*DESCRIPTION OF THE TASK*:
The copy must start at the line that contains "Rebuild this chart" and finish at the line that contains "from matplotlib.patches import Rectangle", reproducing each line exactly. Any picture in that span is omitted.

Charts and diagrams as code
------------------------------
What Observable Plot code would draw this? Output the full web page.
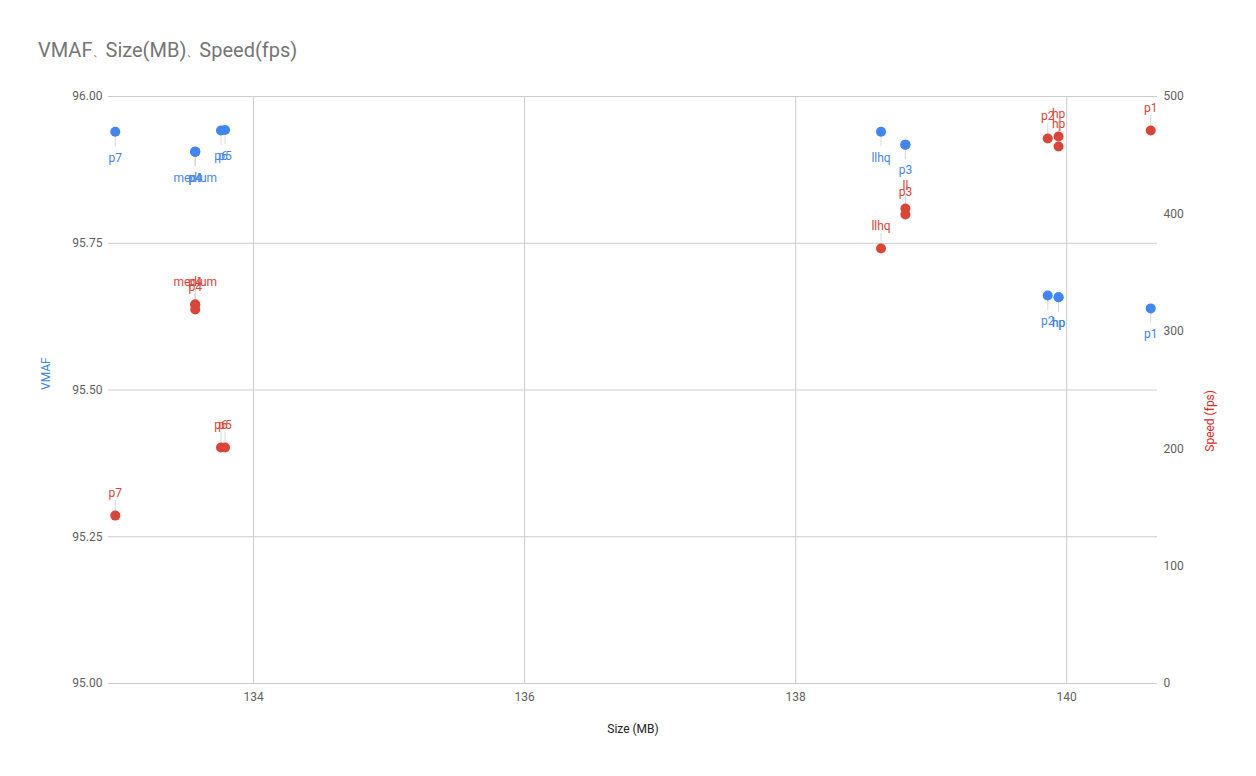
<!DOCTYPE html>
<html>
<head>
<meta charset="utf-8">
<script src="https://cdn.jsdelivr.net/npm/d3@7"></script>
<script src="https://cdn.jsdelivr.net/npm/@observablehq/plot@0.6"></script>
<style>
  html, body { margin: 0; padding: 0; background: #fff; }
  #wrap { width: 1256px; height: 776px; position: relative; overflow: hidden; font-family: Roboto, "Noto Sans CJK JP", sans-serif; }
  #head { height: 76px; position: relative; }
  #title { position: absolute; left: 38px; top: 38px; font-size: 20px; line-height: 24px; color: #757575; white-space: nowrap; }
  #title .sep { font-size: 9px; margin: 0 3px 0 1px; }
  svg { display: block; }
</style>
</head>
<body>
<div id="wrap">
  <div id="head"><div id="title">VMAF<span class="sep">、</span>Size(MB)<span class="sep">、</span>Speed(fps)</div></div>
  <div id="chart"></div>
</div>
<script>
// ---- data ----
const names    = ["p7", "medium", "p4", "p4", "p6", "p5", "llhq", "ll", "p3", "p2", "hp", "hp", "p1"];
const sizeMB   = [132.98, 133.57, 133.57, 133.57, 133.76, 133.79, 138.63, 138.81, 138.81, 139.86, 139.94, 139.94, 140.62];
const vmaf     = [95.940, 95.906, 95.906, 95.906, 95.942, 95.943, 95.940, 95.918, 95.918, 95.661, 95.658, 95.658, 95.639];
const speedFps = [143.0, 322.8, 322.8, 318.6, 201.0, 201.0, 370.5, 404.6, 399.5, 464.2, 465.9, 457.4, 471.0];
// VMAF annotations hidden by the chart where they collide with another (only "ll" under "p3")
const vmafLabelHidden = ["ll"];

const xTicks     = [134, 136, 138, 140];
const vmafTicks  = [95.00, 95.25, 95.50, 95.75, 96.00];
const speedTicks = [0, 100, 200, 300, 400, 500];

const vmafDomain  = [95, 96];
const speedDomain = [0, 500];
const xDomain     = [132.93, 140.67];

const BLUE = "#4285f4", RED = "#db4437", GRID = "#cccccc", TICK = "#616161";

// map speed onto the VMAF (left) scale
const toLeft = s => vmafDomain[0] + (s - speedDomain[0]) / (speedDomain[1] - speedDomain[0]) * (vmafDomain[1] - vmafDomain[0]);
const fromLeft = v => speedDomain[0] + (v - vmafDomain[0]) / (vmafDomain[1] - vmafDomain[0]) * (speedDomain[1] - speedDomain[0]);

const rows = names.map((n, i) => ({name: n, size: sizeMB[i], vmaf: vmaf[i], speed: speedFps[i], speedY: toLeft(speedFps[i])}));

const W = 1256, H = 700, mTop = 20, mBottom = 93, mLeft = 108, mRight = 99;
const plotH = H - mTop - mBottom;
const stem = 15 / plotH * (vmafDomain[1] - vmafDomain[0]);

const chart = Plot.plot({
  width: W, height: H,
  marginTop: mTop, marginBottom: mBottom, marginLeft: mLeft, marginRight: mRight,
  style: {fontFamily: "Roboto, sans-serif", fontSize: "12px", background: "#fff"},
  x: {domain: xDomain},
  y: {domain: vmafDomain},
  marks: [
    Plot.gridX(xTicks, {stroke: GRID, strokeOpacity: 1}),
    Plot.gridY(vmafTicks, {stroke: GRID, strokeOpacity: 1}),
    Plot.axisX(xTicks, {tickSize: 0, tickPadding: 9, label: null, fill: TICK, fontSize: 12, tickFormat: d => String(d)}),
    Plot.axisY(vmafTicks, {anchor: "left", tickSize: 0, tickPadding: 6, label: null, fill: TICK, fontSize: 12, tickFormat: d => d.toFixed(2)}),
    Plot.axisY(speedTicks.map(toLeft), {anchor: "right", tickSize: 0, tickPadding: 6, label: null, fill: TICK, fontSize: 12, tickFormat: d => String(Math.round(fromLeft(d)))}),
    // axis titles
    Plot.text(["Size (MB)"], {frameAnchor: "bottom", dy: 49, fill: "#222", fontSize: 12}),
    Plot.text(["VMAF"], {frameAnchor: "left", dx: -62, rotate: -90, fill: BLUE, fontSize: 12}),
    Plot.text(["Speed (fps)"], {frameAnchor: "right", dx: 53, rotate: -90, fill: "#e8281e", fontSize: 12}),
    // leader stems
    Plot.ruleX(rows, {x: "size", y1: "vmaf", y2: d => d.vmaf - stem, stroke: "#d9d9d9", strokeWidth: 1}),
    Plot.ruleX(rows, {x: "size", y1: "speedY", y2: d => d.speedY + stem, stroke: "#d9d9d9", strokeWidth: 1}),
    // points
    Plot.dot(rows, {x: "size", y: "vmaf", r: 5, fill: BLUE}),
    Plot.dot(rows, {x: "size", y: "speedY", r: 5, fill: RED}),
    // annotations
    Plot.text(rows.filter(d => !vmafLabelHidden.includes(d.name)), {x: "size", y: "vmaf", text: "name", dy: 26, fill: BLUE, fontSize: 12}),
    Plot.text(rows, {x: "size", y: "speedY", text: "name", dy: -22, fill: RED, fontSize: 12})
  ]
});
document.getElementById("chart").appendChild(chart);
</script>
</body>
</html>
------------------------------
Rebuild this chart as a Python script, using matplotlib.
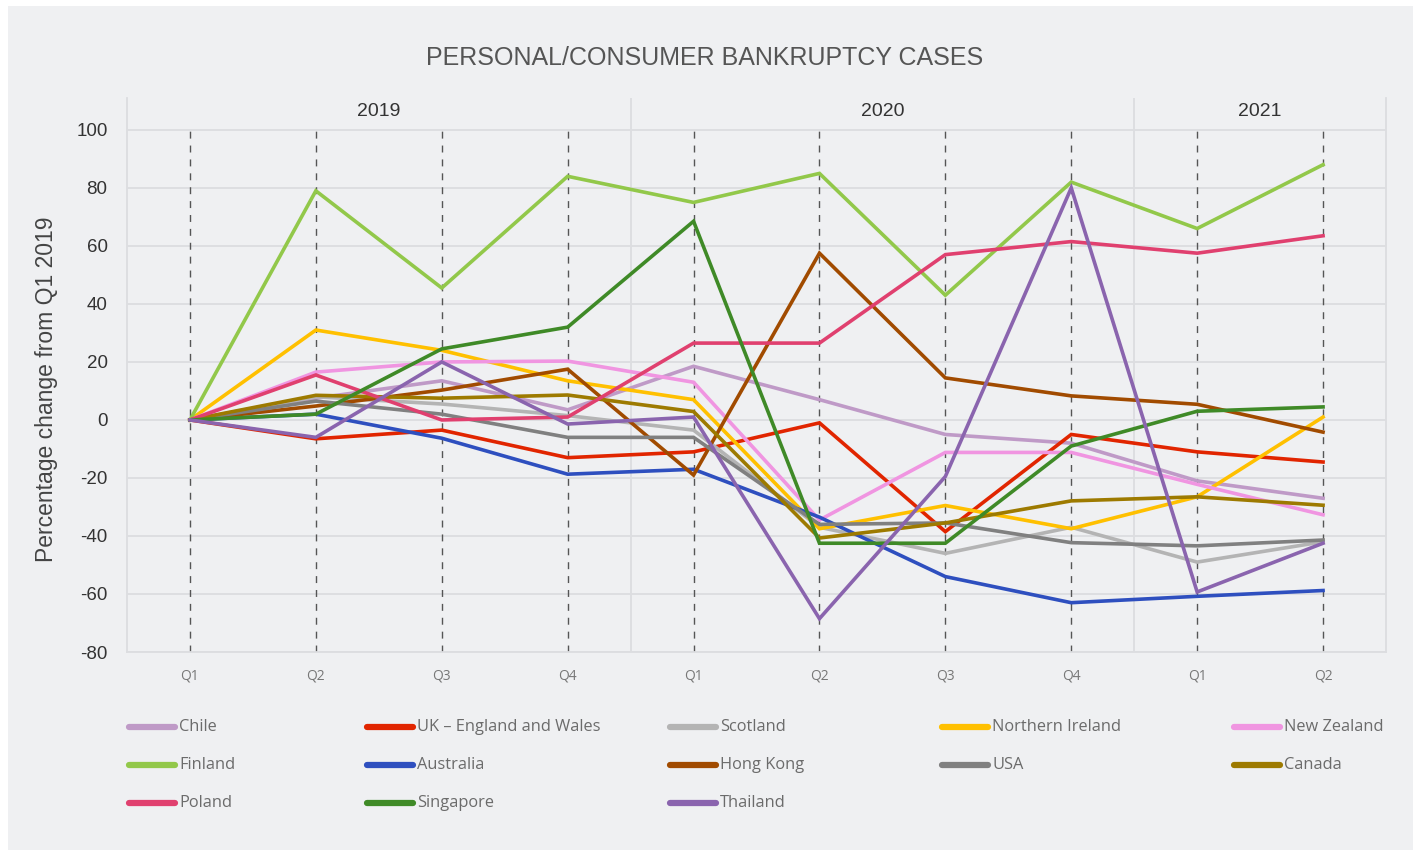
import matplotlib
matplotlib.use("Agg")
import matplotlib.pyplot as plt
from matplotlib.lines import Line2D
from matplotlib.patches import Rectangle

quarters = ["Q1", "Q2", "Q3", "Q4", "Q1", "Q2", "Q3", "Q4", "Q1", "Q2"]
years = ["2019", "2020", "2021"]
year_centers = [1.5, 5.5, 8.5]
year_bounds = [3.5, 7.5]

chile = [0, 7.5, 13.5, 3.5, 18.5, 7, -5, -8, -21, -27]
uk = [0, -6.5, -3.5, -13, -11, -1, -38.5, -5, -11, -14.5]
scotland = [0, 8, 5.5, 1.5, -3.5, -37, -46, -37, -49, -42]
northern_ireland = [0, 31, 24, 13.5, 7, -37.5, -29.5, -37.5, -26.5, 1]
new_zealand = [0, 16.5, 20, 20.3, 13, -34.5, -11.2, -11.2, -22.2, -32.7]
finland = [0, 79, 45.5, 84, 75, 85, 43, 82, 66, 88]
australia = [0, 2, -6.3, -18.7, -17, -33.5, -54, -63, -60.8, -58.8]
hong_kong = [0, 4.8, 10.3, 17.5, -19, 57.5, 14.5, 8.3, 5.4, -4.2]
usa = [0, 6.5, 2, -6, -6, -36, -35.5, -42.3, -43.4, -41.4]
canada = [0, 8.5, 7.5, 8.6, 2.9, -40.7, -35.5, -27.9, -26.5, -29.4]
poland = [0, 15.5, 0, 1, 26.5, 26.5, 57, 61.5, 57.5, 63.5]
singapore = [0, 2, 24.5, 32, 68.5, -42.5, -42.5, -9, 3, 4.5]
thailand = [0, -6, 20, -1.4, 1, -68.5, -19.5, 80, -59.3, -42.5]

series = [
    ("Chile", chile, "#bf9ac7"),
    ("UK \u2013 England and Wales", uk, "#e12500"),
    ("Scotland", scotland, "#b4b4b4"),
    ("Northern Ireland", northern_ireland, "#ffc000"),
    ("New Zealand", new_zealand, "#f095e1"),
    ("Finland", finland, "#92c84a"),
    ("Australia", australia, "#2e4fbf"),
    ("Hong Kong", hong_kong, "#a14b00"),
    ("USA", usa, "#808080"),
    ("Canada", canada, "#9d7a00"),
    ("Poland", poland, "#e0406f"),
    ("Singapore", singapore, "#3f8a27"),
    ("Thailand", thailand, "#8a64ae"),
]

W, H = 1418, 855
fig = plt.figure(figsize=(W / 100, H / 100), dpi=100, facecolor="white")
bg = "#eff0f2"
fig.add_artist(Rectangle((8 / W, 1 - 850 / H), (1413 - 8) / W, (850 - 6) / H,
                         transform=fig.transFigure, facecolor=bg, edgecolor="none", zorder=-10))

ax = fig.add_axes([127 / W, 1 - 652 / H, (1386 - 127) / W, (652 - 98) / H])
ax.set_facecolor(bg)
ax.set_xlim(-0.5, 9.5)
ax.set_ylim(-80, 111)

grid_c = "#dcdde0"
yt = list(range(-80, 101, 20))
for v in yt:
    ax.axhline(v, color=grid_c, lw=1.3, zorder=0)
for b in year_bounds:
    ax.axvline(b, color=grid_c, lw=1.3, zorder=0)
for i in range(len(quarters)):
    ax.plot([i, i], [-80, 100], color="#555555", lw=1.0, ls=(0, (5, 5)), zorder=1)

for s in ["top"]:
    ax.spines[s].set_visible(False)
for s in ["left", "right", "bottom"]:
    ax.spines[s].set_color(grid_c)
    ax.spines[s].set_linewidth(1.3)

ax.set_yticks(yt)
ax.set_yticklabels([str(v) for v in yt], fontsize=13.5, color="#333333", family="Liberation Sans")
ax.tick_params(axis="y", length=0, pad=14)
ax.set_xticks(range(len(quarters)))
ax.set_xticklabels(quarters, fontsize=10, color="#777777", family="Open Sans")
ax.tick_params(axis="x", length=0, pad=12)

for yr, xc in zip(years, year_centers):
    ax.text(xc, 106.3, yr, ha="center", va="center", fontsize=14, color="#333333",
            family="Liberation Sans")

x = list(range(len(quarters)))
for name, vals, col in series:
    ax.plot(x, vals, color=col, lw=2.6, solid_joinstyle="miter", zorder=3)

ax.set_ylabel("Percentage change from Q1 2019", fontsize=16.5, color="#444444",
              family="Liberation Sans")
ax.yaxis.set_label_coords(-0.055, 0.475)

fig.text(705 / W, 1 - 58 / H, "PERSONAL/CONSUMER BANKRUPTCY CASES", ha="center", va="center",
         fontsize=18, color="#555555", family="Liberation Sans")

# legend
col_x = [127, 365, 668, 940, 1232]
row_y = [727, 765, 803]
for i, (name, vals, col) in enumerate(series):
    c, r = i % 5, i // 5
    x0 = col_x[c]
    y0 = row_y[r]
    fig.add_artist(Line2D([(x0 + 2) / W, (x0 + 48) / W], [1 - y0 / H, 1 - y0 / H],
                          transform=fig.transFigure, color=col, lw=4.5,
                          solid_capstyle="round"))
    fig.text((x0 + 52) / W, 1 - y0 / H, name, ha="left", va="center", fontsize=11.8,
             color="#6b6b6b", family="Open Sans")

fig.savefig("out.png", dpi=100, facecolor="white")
------------------------------
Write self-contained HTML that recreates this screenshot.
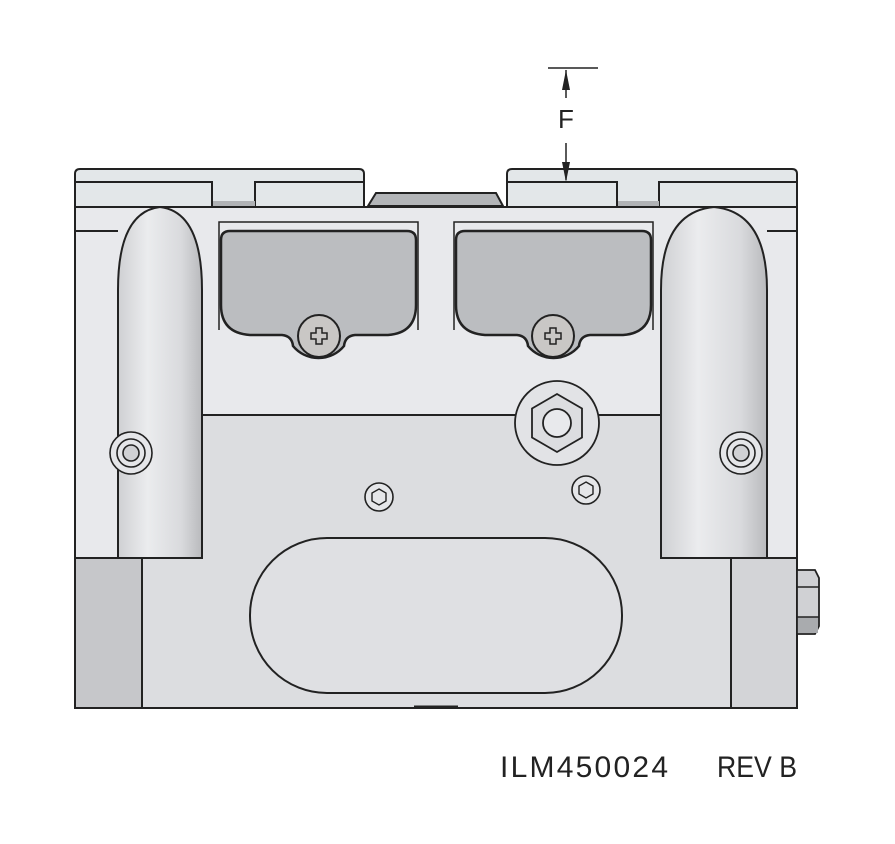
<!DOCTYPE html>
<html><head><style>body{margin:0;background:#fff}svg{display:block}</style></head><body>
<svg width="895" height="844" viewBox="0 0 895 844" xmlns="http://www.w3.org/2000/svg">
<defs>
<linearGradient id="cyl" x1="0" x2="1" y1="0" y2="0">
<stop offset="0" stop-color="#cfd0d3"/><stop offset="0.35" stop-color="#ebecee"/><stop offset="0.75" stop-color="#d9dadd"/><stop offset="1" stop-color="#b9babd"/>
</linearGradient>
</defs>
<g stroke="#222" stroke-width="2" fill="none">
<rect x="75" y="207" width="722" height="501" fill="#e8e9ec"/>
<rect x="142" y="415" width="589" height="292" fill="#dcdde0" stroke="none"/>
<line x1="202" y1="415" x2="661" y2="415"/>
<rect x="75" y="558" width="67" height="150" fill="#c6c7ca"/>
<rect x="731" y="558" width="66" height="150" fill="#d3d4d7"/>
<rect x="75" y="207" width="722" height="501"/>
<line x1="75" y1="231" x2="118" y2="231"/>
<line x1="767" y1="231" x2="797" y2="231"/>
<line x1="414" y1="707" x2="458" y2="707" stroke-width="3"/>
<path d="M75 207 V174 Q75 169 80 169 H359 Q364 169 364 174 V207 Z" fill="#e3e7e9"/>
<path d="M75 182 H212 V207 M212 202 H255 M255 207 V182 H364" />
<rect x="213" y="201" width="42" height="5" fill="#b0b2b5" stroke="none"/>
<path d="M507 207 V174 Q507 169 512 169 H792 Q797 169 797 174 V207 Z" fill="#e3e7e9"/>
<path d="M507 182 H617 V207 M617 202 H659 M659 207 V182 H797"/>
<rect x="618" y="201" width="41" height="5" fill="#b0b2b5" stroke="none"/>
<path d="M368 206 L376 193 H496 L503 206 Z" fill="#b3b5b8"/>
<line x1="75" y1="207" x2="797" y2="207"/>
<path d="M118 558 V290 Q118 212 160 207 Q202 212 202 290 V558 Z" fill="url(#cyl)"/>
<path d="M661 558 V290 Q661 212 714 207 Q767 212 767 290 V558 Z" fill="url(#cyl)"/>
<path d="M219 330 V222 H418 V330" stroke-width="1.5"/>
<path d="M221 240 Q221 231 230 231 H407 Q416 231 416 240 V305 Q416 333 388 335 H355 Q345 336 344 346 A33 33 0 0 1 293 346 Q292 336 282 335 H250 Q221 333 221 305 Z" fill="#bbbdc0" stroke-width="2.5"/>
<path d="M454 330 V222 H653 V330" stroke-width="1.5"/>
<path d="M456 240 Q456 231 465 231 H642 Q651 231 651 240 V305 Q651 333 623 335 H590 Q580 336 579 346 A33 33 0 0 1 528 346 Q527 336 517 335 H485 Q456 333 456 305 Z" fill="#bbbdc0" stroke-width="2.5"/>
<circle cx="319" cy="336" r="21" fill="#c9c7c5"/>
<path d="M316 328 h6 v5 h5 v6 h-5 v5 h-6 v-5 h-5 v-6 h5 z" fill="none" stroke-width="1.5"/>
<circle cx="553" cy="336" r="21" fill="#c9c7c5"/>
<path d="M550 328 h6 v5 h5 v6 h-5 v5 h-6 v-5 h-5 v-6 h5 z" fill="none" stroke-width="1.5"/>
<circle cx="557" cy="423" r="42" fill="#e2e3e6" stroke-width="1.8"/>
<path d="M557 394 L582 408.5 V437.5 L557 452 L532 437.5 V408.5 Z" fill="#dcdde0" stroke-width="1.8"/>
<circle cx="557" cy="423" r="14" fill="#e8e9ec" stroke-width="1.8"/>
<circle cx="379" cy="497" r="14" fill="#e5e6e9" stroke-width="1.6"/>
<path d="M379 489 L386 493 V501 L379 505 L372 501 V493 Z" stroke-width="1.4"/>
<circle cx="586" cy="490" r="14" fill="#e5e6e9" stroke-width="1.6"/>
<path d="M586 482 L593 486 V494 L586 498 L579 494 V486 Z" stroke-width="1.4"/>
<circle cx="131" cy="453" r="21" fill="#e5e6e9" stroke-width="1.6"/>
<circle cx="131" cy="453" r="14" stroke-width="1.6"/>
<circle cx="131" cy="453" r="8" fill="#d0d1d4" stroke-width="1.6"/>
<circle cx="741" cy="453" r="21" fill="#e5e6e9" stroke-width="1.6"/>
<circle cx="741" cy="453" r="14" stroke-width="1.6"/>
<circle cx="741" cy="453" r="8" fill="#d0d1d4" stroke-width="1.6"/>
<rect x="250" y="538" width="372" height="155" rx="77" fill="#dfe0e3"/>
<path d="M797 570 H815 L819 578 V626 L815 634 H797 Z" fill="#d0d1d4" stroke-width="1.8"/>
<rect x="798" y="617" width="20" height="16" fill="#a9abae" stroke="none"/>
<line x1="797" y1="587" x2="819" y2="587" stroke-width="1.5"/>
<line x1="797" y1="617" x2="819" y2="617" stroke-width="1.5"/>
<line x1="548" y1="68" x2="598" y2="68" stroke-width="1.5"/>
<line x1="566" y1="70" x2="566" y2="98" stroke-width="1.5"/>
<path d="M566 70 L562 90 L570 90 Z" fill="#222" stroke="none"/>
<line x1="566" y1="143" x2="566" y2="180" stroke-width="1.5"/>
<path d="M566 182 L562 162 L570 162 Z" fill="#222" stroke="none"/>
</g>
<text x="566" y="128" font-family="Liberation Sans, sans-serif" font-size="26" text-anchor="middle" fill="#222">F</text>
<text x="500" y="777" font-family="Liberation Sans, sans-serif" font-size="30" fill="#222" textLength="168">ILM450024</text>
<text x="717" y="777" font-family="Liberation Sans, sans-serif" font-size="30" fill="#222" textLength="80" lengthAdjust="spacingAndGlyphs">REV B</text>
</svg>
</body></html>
------------------------------
*RESPONSE*:
Rebuild this chart as a Python script, using matplotlib.
import matplotlib
matplotlib.use("Agg")
import matplotlib.pyplot as plt
from matplotlib.lines import Line2D
from matplotlib.patches import Rectangle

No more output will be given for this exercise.